In 2009, credit unions were hampered by deterioration in loan portfolios and a shakeup in the corporate credit union market, which cost the National Credit Union Administration between $14 billion and $16 billion. A modest increase in net income was seen in 2009, but the amount was still the second lowest annual net income in at least 15 years. But, net income has continued to grow modestly in the first three quarters of 2010, thanks to both higher net interest income and operating income and a lower provision for loan losses. From September 2009 to September 2010, net income increased 4.4% to $20 million.

However, in 2008 and 2009, net income did not grow enough to keep up with asset growth, leading both Maine and national credit unions to see declining net-worth-to-asset ratios. Those ratios increased nominally by September 2010, as asset growth slowed and net income grew.

Assets and loans

Assets and share growth exceeded loan growth in 2009 and year-to-date 2010, which led to declines in loan-to-asset and loan-to-share ratios by 66% and 77%, respectively. But those ratios are above the national average. Loan growth slowed in 2009 to 3.3%, the lowest in 15 years, and slowed in 2010 to 2.6%, though those rates compare well with national averages. In 2009, loan growth at Maine credit unions was driven by increases in first mortgages and used auto loans, which grew 7% and 5%, respectively.

In 2009, credit unions granted $419 million of first mortgages and $210 of other mortgages, compared with $358 million and $294 million, respectively, for 2008. For the first nine months of September 2010, they granted $309 million for first mortgages and $139 million for other mortgages, slightly less than they garnered for the same time period the year before.
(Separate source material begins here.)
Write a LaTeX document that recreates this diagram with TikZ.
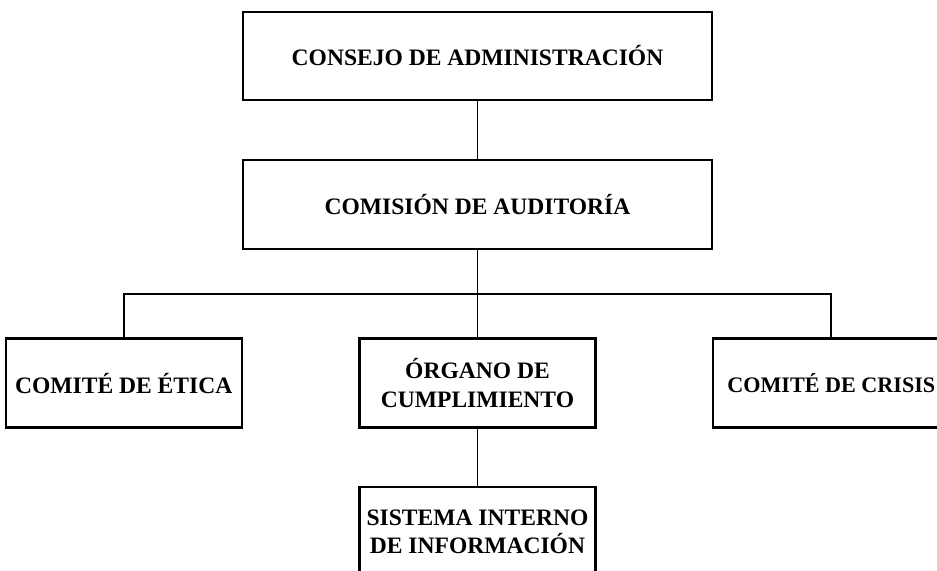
\documentclass[tikz,border=0pt]{standalone}
\usepackage{fontspec}
\setmainfont{Liberation Serif}
\usetikzlibrary{positioning}
\tikzset{
    caja/.style={
        draw,
        line width=1.3pt,
        minimum width=4.72cm,
        minimum height=1.78cm,
        align=center,
        font=\fontsize{13.4}{16}\selectfont\bfseries
    },
    linea/.style={line width=1.1pt}
}
\begin{document}
\begin{tikzpicture}
    \useasboundingbox (0,0) rectangle (18.74,11.4);
    \clip (0,0) rectangle (18.74,11.4);
    \node[caja, minimum width=9.38cm, minimum height=1.76cm] (consejo) at (9.55,10.28) {CONSEJO DE ADMINISTRACIÓN};
    \node[caja, minimum width=9.38cm, below=1.15cm of consejo] (comision) {COMISIÓN DE AUDITORÍA};
    \node[caja, below=1.75cm of comision] (organo) {ÓRGANO DE\\CUMPLIMIENTO};
    \node[caja, left=2.31cm of organo] (etica) {COMITÉ DE ÉTICA};
    \node[caja, right=2.31cm of organo, font=\fontsize{12.6}{16}\selectfont\bfseries] (crisis) {COMITÉ DE CRISIS};
    \node[caja, below=1.15cm of organo] (sistema) {SISTEMA INTERNO\\DE INFORMACIÓN};
    \coordinate[below=0.88cm of comision.south] (bus);
    \draw[linea] (consejo) -- (comision);
    \draw[linea] (comision) -- (organo);
    \draw[linea] (etica.north) |- (bus) -| (crisis.north);
    \draw[linea] (organo) -- (sistema);
\end{tikzpicture}
\end{document}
Compared with 2000, the loan mix at the state’s 66 credit unions in September 2010 shifted to fewer auto loans and unsecured loans, to more first and other mortgages. In 2000, 32% of credit union loans were auto loans, while in 2010 it was 24%; in 2000, 32% were first mortgages, while that increased to 43% in 2010. Unsecured loans dropped from 12% in 2000 to 6% in 2010. Maine credit union shares increased 11.2% in 2009, the highest rate since 2001, but year-to-date September 2010 share growth slowed to 6.6%. This rate, however, was still more than three times faster than loan growth.

 

OUTLOOK

According to the bureau, the outlook for Maine’s financial institutions is satisfactory. Earnings remain below what is needed to sustain long-term growth, but have sufficed to ride out the recession and sluggish recovery. Capital ratios have also increased, and nose-diving loan portfolios have begun to right themselves in 2010. Without more significant economic and employment growth, however, credit availability will remain tight, and the performance of Maine institutions will likely remain weakened as the economy lingers in the doldrums. Sweeping financial reform, enacted last July, will also add a level of uncertainty, and new regulations will reduce revenue sources and increase costs, negatively affecting profitability for many institutions.